#### GIVEN INFORMATION
— BEGIN —

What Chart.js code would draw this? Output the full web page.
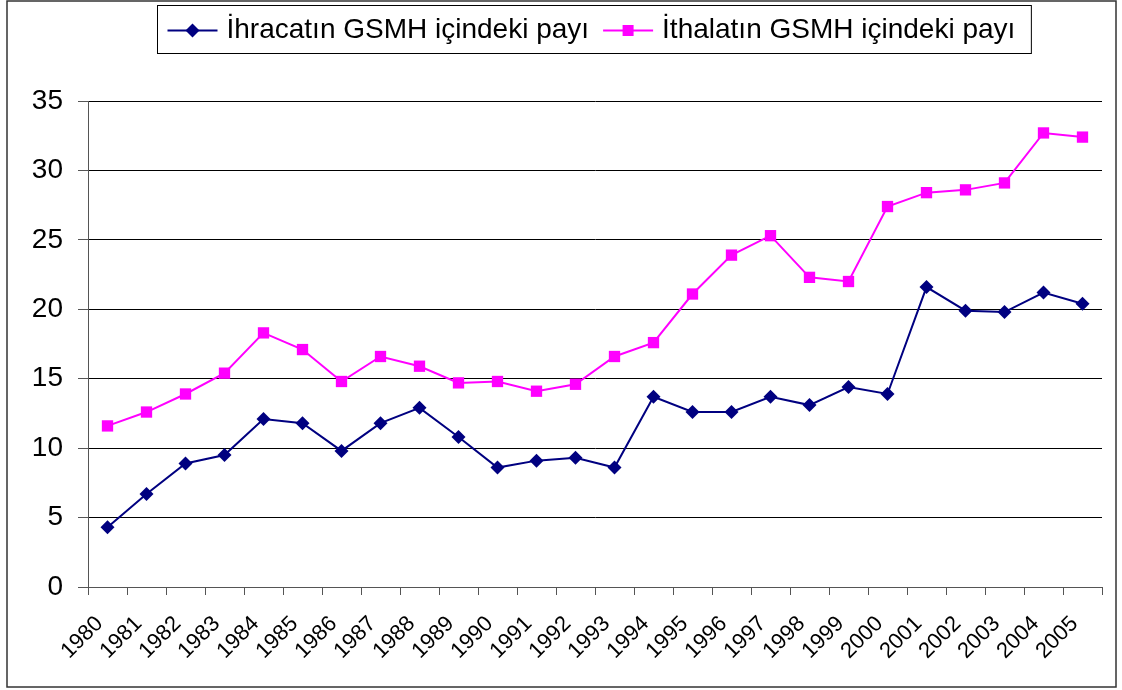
<!DOCTYPE html>
<html>
<head>
<meta charset="utf-8">
<script src="https://cdn.jsdelivr.net/npm/chart.js@4.4.1/dist/chart.umd.min.js"></script>
<style>
  body { margin: 0; background: #fff; }
  #wrap { width: 1122px; height: 690px; }
</style>
</head>
<body>
<div id="wrap"><canvas id="mainChart" width="1122" height="690"></canvas></div>
<script>
var years = ['1980','1981','1982','1983','1984','1985','1986','1987','1988','1989','1990','1991','1992',
  '1993','1994','1995','1996','1997','1998','1999','2000','2001','2002','2003','2004','2005'];
var ihracat = [4.3, 6.7, 8.9, 9.5, 12.1, 11.8, 9.8, 11.8, 12.9, 10.8, 8.6, 9.1, 9.3,
  8.6, 13.7, 12.6, 12.6, 13.7, 13.1, 14.4, 13.9, 21.6, 19.9, 19.8, 21.2, 20.4];
var ithalat = [11.6, 12.6, 13.9, 15.4, 18.3, 17.1, 14.8, 16.6, 15.9, 14.7, 14.8, 14.1, 14.6,
  16.6, 17.6, 21.1, 23.9, 25.3, 22.3, 22.0, 27.4, 28.4, 28.6, 29.1, 32.7, 32.4];
var seriesNames = ['İhracatın GSMH içindeki payı', 'İthalatın GSMH içindeki payı'];
var yTicks = [0, 5, 10, 15, 20, 25, 30, 35];

var navy = '#000080';
var magenta = '#FF00FF';
var fontFam = '"Liberation Sans", Arial, sans-serif';

// frame + custom legend (line sample with marker, like the original)
var framePlugin = {
  id: 'frame',
  beforeDraw: function(chart) {
    var ctx = chart.ctx;
    ctx.save();
    ctx.fillStyle = '#fff';
    ctx.fillRect(0, 0, chart.width, chart.height);
    ctx.strokeStyle = '#333';
    ctx.lineWidth = 1.5;
    ctx.strokeRect(7, 1, 1109, 686);
    ctx.restore();
  },
  afterDraw: function(chart) {
    var ctx = chart.ctx;
    ctx.save();
    ctx.font = '28px ' + fontFam;
    var w1 = ctx.measureText(seriesNames[0]).width;
    var w2 = ctx.measureText(seriesNames[1]).width;
    var lineLen = 50, gap = 9, itemGap = 14, pad = 10;
    var total = pad + lineLen + gap + w1 + itemGap + lineLen + gap + w2 + pad + 6;
    var left = Math.round(594 - total / 2) + 0.5;
    var top = 5.5, h = 48;
    ctx.strokeStyle = '#000';
    ctx.lineWidth = 1;
    ctx.strokeRect(left, top, total, h);
    var cy = top + h / 2 + 1;
    var x = left + pad;
    var items = [
      {color: navy, shape: 'diamond', text: seriesNames[0], w: w1},
      {color: magenta, shape: 'square', text: seriesNames[1], w: w2}
    ];
    items.forEach(function(it) {
      ctx.strokeStyle = it.color;
      ctx.lineWidth = 2;
      ctx.beginPath();
      ctx.moveTo(x, cy);
      ctx.lineTo(x + lineLen, cy);
      ctx.stroke();
      var mx = x + lineLen / 2;
      ctx.fillStyle = it.color;
      ctx.beginPath();
      if (it.shape === 'diamond') {
        ctx.moveTo(mx - 7, cy); ctx.lineTo(mx, cy - 7);
        ctx.lineTo(mx + 7, cy); ctx.lineTo(mx, cy + 7);
      } else {
        ctx.rect(mx - 5.5, cy - 5.5, 11, 11);
      }
      ctx.closePath();
      ctx.fill();
      x += lineLen + gap;
      ctx.fillStyle = '#000';
      ctx.textBaseline = 'middle';
      ctx.textAlign = 'left';
      ctx.fillText(it.text, x, cy);
      x += it.w + itemGap;
    });
    ctx.restore();
  }
};

var chart = new Chart(document.getElementById('mainChart'), {
  type: 'line',
  data: {
    labels: years,
    datasets: [
      {
        label: seriesNames[0],
        data: ihracat,
        borderColor: navy,
        backgroundColor: navy,
        borderWidth: 2,
        pointStyle: 'rectRot',
        pointRadius: 7,
        pointBorderWidth: 0,
        lineTension: 0,
        fill: false
      },
      {
        label: seriesNames[1],
        data: ithalat,
        borderColor: magenta,
        backgroundColor: magenta,
        borderWidth: 2,
        pointStyle: 'rect',
        pointRadius: 8,
        pointBorderWidth: 0,
        lineTension: 0,
        fill: false
      }
    ]
  },
  options: {
    responsive: false,
    animation: false,
    layout: { padding: { left: 0, right: 20, top: 101, bottom: 0 } },
    plugins: {
      legend: { display: false },
      tooltip: { enabled: false }
    },
    scales: {
      x: {
        offset: true,
        grid: {
          offset: true,
          drawOnChartArea: false,
          drawTicks: true,
          tickLength: 8,
          tickColor: '#555'
        },
        border: { color: '#555', width: 1 },
        ticks: {
          maxRotation: 45,
          minRotation: 45,
          autoSkip: false,
          labelOffset: -8,
          padding: 16,
          color: '#000',
          font: { family: fontFam, size: 22 }
        },
        afterFit: function(scale) { scale.height = 103; }
      },
      y: {
        min: 0,
        max: 35,
        afterBuildTicks: function(scale) {
          scale.ticks = yTicks.map(function(v) { return {value: v}; });
        },
        grid: {
          color: '#000',
          lineWidth: 1,
          tickLength: 10,
          tickColor: '#555'
        },
        border: { color: '#555', width: 1 },
        ticks: {
          padding: 15,
          color: '#000',
          font: { family: fontFam, size: 28 }
        },
        afterFit: function(scale) { scale.width = 88; }
      }
    }
  },
  plugins: [framePlugin]
});
</script>
</body>
</html>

— END —

Copy each line in full and exactly, omitting any picture.

#### FINAL RESULT
What Chart.js code would draw this? Output the full web page.
<!DOCTYPE html>
<html>
<head>
<meta charset="utf-8">
<script src="https://cdn.jsdelivr.net/npm/chart.js@4.4.1/dist/chart.umd.min.js"></script>
<style>
  body { margin: 0; background: #fff; }
  #wrap { width: 1122px; height: 690px; }
</style>
</head>
<body>
<div id="wrap"><canvas id="mainChart" width="1122" height="690"></canvas></div>
<script>
var years = ['1980','1981','1982','1983','1984','1985','1986','1987','1988','1989','1990','1991','1992',
  '1993','1994','1995','1996','1997','1998','1999','2000','2001','2002','2003','2004','2005'];
var ihracat = [4.3, 6.7, 8.9, 9.5, 12.1, 11.8, 9.8, 11.8, 12.9, 10.8, 8.6, 9.1, 9.3,
  8.6, 13.7, 12.6, 12.6, 13.7, 13.1, 14.4, 13.9, 21.6, 19.9, 19.8, 21.2, 20.4];
var ithalat = [11.6, 12.6, 13.9, 15.4, 18.3, 17.1, 14.8, 16.6, 15.9, 14.7, 14.8, 14.1, 14.6,
  16.6, 17.6, 21.1, 23.9, 25.3, 22.3, 22.0, 27.4, 28.4, 28.6, 29.1, 32.7, 32.4];
var seriesNames = ['İhracatın GSMH içindeki payı', 'İthalatın GSMH içindeki payı'];
var yTicks = [0, 5, 10, 15, 20, 25, 30, 35];

var navy = '#000080';
var magenta = '#FF00FF';
var fontFam = '"Liberation Sans", Arial, sans-serif';

// frame + custom legend (line sample with marker, like the original)
var framePlugin = {
  id: 'frame',
  beforeDraw: function(chart) {
    var ctx = chart.ctx;
    ctx.save();
    ctx.fillStyle = '#fff';
    ctx.fillRect(0, 0, chart.width, chart.height);
    ctx.strokeStyle = '#333';
    ctx.lineWidth = 1.5;
    ctx.strokeRect(7, 1, 1109, 686);
    ctx.restore();
  },
  afterDraw: function(chart) {
    var ctx = chart.ctx;
    ctx.save();
    ctx.font = '28px ' + fontFam;
    var w1 = ctx.measureText(seriesNames[0]).width;
    var w2 = ctx.measureText(seriesNames[1]).width;
    var lineLen = 50, gap = 9, itemGap = 14, pad = 10;
    var total = pad + lineLen + gap + w1 + itemGap + lineLen + gap + w2 + pad + 6;
    var left = Math.round(594 - total / 2) + 0.5;
    var top = 5.5, h = 48;
    ctx.strokeStyle = '#000';
    ctx.lineWidth = 1;
    ctx.strokeRect(left, top, total, h);
    var cy = top + h / 2 + 1;
    var x = left + pad;
    var items = [
      {color: navy, shape: 'diamond', text: seriesNames[0], w: w1},
      {color: magenta, shape: 'square', text: seriesNames[1], w: w2}
    ];
    items.forEach(function(it) {
      ctx.strokeStyle = it.color;
      ctx.lineWidth = 2;
      ctx.beginPath();
      ctx.moveTo(x, cy);
      ctx.lineTo(x + lineLen, cy);
      ctx.stroke();
      var mx = x + lineLen / 2;
      ctx.fillStyle = it.color;
      ctx.beginPath();
      if (it.shape === 'diamond') {
        ctx.moveTo(mx - 7, cy); ctx.lineTo(mx, cy - 7);
        ctx.lineTo(mx + 7, cy); ctx.lineTo(mx, cy + 7);
      } else {
        ctx.rect(mx - 5.5, cy - 5.5, 11, 11);
      }
      ctx.closePath();
      ctx.fill();
      x += lineLen + gap;
      ctx.fillStyle = '#000';
      ctx.textBaseline = 'middle';
      ctx.textAlign = 'left';
      ctx.fillText(it.text, x, cy);
      x += it.w + itemGap;
    });
    ctx.restore();
  }
};

var chart = new Chart(document.getElementById('mainChart'), {
  type: 'line',
  data: {
    labels: years,
    datasets: [
      {
        label: seriesNames[0],
        data: ihracat,
        borderColor: navy,
        backgroundColor: navy,
        borderWidth: 2,
        pointStyle: 'rectRot',
        pointRadius: 7,
        pointBorderWidth: 0,
        lineTension: 0,
        fill: false
      },
      {
        label: seriesNames[1],
        data: ithalat,
        borderColor: magenta,
        backgroundColor: magenta,
        borderWidth: 2,
        pointStyle: 'rect',
        pointRadius: 8,
        pointBorderWidth: 0,
        lineTension: 0,
        fill: false
      }
    ]
  },
  options: {
    responsive: false,
    animation: false,
    layout: { padding: { left: 0, right: 20, top: 101, bottom: 0 } },
    plugins: {
      legend: { display: false },
      tooltip: { enabled: false }
    },
    scales: {
      x: {
        offset: true,
        grid: {
          offset: true,
          drawOnChartArea: false,
          drawTicks: true,
          tickLength: 8,
          tickColor: '#555'
        },
        border: { color: '#555', width: 1 },
        ticks: {
          maxRotation: 45,
          minRotation: 45,
          autoSkip: false,
          labelOffset: -8,
          padding: 16,
          color: '#000',
          font: { family: fontFam, size: 22 }
        },
        afterFit: function(scale) { scale.height = 103; }
      },
      y: {
        min: 0,
        max: 35,
        afterBuildTicks: function(scale) {
          scale.ticks = yTicks.map(function(v) { return {value: v}; });
        },
        grid: {
          color: '#000',
          lineWidth: 1,
          tickLength: 10,
          tickColor: '#555'
        },
        border: { color: '#555', width: 1 },
        ticks: {
          padding: 15,
          color: '#000',
          font: { family: fontFam, size: 28 }
        },
        afterFit: function(scale) { scale.width = 88; }
      }
    }
  },
  plugins: [framePlugin]
});
</script>
</body>
</html>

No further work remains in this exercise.